Bio | Email | Follow: @JaredDillingham

azfamily.com

Posted on June 5, 2013 at 1:26 PM

Updated Monday, Jun 10 at 6:33 AM

GRAND CANYON, Ariz. -- A northern Arizona rancher who has been charging tourists to drive through his land to reach the Grand Canyon Skywalk has been arrested, accused of threatening construction workers.

Mohave County Sheriff's Spokeswoman Trish Carter says deputies arrested Nigel Turner Tuesday afternoon, after he allegedly told construction workers he had a gun.

Carter says Turner faces a misdemeanor charge of threatening or intimidating. She says he was released from jail after posting bail late Tuesday night.

This is the same rancher who's been causing controversy by charging tourists for access to the Grand Canyon.

The Canyon's Skywalk hosts thousands of tourists each year. But members of the Hualapai tribe say Turner has been forcing tourists to pay to pass through.

Witnesses say he's had an armed guard at his checkpoint. Demonstrators claim it's a public road, and have gathered at the site, yelling, "Highway robbery! Highway robbery!" 
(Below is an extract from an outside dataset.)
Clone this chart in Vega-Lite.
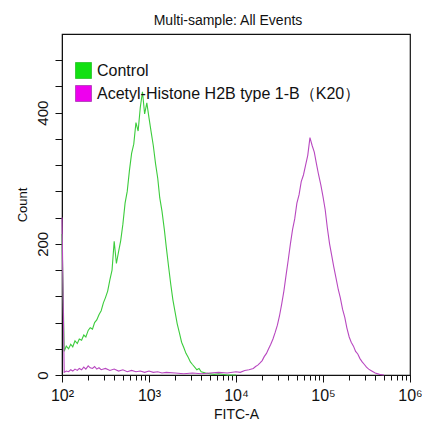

Tribal officials brought the issue to Mohave County Supervisors. "That is outrageous," says Sherry Counts, Tribal Chairwoman. Others wondered: "Why is he penalizing the traveling public? These people are on vacation."

Turner operates the Grand Canyon Ranch Resort, and claims he has the right to collect tolls. His newly imposed fees? $20 per adult, $10 per child, and $500 per bus load.

Tour companies told county officials that his actions are running them out of business. "We've been incurring more than $100K in toll fees," says Jennifer Turner of GC Resort Corp. 

And that's just since Memorial Day. People working with the tribe in Northern Arizona say tourists are being fleeced by a greedy ranch owner.

"Every day, we estimate he's collecting $20-$30K," says tribal spokesman Dave Cieslak. "This is the ultimate shakedown of tourists going on."

The government paid the rancher $750K for the rights to pave a road through his land. But that project was never finished. And now he says that gives him the right to charge tourists to use the dirt road.